Cynthia Carlson, Medley For Milwaukee, and installation view of Cynthia Carlson Over Time, Solo Exhibition at Essex Flowers, 2018 New York, NY

 

Carlson’s early grid drawings use combinations of paint squeezed through cake decorators, watercolor, colored pencil, and real objects on paper. It was these early drawings, which combined 3-D objects and paint in grid patterns, that gave her the idea to create room-sized installations using similar materials. Medley For Milwaukee (detail), pictured here, was originally commissioned by the Milwaukee Art Museum in 1982. To create Medley, Carlson made a series of loosely painted tiles, each bearing a motif inspired by the local architecture in Milwaukee. The hand-painted tiles were hung in a grid. Then she made trompe l’oeil archways that frame original drawings of the same architectural elements.


Cynthia Carlson, Medley For Milwaukee, original installation, Milwaukee Art Museum, 1982

She then created a faux wainscot and the look of distressed plaster by hand painting on the surface of the walls. They are playful and dense installations, especially when you consider how they defy category. All at the same time they exist as giant, heroic abstract grid paintings that fill rooms, as kitsch, as hand-made wallpaper, and as Americana. Carlson follows a self-determined formula to create her installation works, which can be re-created and will be unique to a space each time. It is interesting to compare her work to an artist like Sol Lewitt, who also creates a set of instructions for his grid wall drawings.

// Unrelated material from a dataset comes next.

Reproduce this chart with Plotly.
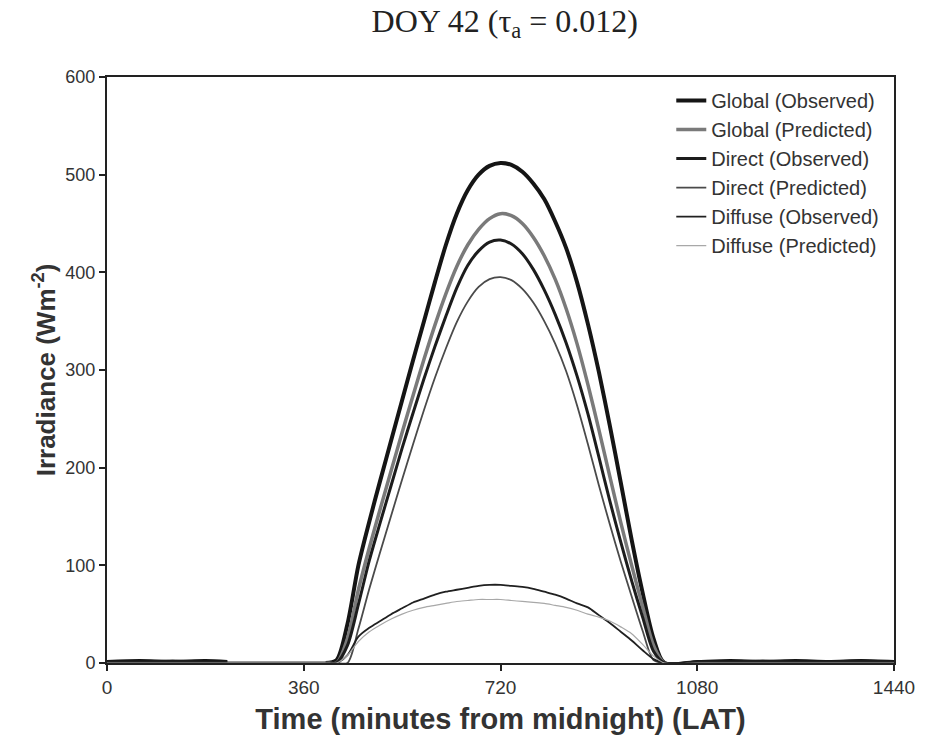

Sol Lewitt, Wall Drawing 414, 1984, Installation Mass Moca

Carlson’s work takes up the identical conceptual idea of using a grid and a series of prescribed steps but from a “low-art” and feminine perspective. Additionally, by comparison, her work is strikingly funny. When I look at her installations I think of the Bauhaus school, just as I would when looking at a Sol Lewitt wall drawing, but I also think about chain restaurants, my aunt’s checkered table cloth, faux architecture, decorating with hand stencils, and the fact that I can’t distinguish the original artworks from the frames around them. (A device also utilized by Andy Warhol, who was another artist interesting in swapping the low into high art forms) Both Carlson and Lewitt experiment with expanding the conventions of painting and drawing by dispensing with a support, but her work also makes me question what can be re-defined as a high art form. She is inclusive with her references, and she knowingly dispenses with formality. If I had to live in a room with a Cynthia Carlson or a Sol Lewitt wall artwork, I’d pick the Carlson any day of the week – it just feels more human.

 

Cynthia Carlson, Picture That in Miami, Installation at the Lowe Art Museum, University of Miami, Coral Gables, Florida 

2018 is an auspicious moment in contemporary art history to compare dueling, simultaneous narratives of the past. Will austerity always be part of the dominant culture? Will having a sense of humor ever be more popular? Or is humor necessary to survive?